Every couple of years I cycle through some of the major relationships that impacted my life. I always meet someone new. Someone who, sparks a familiar awareness that I need to pursue. Depending on where I am in that particular period–this person often confirms my growth or enlightens me to the fact that I still have more work to do. For instance, this most current time–I came across a reminder of my most notorious ex, and ran quickly in the opposite direction.
I follow similar patterns, because I hold onto the one in my past that I should not have given up. He was kind and loving, free of the baggage that weighs less resilient adults down. Unfortunately, I did not have the background or strength at that time to maneuver in the vicissitudes of our unpredictable love. It literally took nothing for me to mess this up.

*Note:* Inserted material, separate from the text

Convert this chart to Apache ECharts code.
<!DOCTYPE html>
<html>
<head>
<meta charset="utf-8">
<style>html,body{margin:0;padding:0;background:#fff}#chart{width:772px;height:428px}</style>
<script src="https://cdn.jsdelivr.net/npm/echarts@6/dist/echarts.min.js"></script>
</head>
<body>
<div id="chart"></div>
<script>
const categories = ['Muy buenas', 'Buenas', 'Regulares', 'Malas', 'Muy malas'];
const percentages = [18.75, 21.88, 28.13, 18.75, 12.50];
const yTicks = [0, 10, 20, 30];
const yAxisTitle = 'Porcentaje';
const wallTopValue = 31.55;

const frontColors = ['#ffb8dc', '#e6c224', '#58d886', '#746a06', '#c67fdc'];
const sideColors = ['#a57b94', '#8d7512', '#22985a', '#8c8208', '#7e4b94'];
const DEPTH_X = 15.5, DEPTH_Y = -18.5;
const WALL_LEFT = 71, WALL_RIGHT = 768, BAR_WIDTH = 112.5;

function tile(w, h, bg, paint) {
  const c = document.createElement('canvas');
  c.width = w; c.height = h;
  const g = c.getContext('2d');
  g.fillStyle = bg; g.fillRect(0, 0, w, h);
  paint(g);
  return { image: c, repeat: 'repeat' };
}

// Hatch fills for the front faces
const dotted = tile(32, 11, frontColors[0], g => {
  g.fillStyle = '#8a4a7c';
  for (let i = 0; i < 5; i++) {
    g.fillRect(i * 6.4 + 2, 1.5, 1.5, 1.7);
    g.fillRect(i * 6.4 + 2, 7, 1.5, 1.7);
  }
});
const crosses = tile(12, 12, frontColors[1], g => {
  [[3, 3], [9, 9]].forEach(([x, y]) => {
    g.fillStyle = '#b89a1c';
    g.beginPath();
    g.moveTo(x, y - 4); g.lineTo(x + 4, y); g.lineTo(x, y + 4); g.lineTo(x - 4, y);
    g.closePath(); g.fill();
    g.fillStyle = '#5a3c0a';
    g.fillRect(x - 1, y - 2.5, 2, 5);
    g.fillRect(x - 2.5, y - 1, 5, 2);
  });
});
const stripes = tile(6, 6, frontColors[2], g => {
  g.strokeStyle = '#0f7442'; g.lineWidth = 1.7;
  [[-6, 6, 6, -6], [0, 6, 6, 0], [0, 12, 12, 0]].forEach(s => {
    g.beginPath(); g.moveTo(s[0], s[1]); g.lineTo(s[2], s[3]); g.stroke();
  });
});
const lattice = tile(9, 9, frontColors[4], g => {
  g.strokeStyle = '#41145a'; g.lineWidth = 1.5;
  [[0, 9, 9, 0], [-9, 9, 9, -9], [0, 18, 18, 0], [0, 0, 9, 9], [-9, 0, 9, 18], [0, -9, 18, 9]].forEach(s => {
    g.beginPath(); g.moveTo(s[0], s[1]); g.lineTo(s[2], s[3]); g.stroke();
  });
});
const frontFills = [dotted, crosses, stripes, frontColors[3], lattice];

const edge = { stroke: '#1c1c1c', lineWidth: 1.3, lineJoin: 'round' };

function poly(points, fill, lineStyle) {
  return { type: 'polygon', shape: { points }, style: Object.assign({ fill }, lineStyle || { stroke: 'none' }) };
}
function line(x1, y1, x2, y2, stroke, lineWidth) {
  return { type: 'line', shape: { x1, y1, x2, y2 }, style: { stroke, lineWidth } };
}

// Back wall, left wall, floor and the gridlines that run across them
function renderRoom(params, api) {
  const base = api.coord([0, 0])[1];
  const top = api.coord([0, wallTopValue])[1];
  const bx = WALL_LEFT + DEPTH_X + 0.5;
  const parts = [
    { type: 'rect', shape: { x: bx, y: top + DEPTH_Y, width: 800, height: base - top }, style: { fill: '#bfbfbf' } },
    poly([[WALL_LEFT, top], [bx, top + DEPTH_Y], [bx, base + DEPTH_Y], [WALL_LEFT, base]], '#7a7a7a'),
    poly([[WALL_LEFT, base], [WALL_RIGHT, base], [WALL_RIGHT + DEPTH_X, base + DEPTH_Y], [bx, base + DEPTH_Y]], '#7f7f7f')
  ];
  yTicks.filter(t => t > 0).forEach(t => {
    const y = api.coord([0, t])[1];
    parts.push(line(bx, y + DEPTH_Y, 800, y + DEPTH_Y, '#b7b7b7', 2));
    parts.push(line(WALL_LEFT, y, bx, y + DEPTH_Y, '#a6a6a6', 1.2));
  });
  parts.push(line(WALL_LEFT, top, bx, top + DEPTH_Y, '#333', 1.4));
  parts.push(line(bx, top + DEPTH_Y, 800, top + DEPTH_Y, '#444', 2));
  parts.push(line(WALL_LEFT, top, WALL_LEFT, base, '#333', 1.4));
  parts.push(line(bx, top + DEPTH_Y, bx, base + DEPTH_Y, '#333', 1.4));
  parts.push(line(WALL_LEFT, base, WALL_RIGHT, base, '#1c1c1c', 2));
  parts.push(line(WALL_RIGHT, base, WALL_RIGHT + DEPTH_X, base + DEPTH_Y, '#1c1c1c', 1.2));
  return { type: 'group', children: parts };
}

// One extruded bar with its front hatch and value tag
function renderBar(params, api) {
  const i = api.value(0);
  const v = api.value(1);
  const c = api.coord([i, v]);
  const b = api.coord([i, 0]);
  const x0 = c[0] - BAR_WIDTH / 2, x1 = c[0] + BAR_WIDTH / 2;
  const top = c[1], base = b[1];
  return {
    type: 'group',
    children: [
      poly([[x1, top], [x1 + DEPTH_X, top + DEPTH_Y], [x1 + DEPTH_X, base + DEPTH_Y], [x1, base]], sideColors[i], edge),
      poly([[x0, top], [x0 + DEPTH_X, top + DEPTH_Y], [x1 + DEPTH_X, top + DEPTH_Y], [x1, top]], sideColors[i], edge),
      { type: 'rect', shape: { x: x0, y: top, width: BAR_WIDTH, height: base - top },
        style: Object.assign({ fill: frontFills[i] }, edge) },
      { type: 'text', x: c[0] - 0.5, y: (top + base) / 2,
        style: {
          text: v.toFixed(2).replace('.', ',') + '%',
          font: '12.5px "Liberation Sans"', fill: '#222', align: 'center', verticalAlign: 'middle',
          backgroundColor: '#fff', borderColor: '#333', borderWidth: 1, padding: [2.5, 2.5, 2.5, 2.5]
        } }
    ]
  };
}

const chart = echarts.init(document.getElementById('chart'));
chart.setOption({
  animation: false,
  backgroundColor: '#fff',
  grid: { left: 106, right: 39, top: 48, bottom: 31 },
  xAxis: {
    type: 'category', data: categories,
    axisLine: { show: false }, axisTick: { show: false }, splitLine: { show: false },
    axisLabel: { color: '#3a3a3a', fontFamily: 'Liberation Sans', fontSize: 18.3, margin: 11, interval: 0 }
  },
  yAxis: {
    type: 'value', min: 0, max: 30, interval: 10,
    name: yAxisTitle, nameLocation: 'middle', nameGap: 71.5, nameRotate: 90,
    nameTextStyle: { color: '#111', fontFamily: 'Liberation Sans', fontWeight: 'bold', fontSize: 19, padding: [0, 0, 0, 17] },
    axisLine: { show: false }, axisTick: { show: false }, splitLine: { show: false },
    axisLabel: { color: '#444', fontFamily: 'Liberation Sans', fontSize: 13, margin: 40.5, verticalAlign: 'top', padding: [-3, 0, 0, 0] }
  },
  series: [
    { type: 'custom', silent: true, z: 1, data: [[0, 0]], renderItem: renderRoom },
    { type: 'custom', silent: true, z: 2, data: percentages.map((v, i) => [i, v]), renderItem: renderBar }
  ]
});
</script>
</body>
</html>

Now, whenever I find his reincarnate–the pattern ungraciously repeats. Each time we cut ties, our fall out is more destructive and permanently damaging. We break each other down with our doubts and persistent questions–setting off red flags and silent alarms. Maybe this happens because I am still a rebellious, youthful version of myself. Maybe he refuses to let his guard down or get close to anyone else.
So sick of fighting that neither of us wants what we have when it is gone.
In hindsight, the mirage of genuine affection cannot outrun the passage of time. Eventually, this mirror becomes dirty with resentment or breaks due to incessant pacification. We can no longer bear to remember the image of what we thought we were. What remains in its place are wounded spirits that prefer–lonely roads to unknown destinations, alone.
I am here now because I chose the painful comfort of what was, instead of letting go and operating in faith and hope. I am here because of neglect and laziness–the likes of which are prevalent in my everyday reality. I am here because of my curiosity and inability to decisively cut out unhealthy actions, habits and beliefs. A flirtatious tease playing dangerous games with other people’s hopes and dreams.
But, I am here–and everyday I receive a brand new, unique opportunity to do better and operate more effectively. I can end these cycles before they start by choosing to remain steadfast and present. No matter how many wrong turns I have made in my life, I still have a chance to make it right.
Even though this success is a reminder that you are no longer by my side.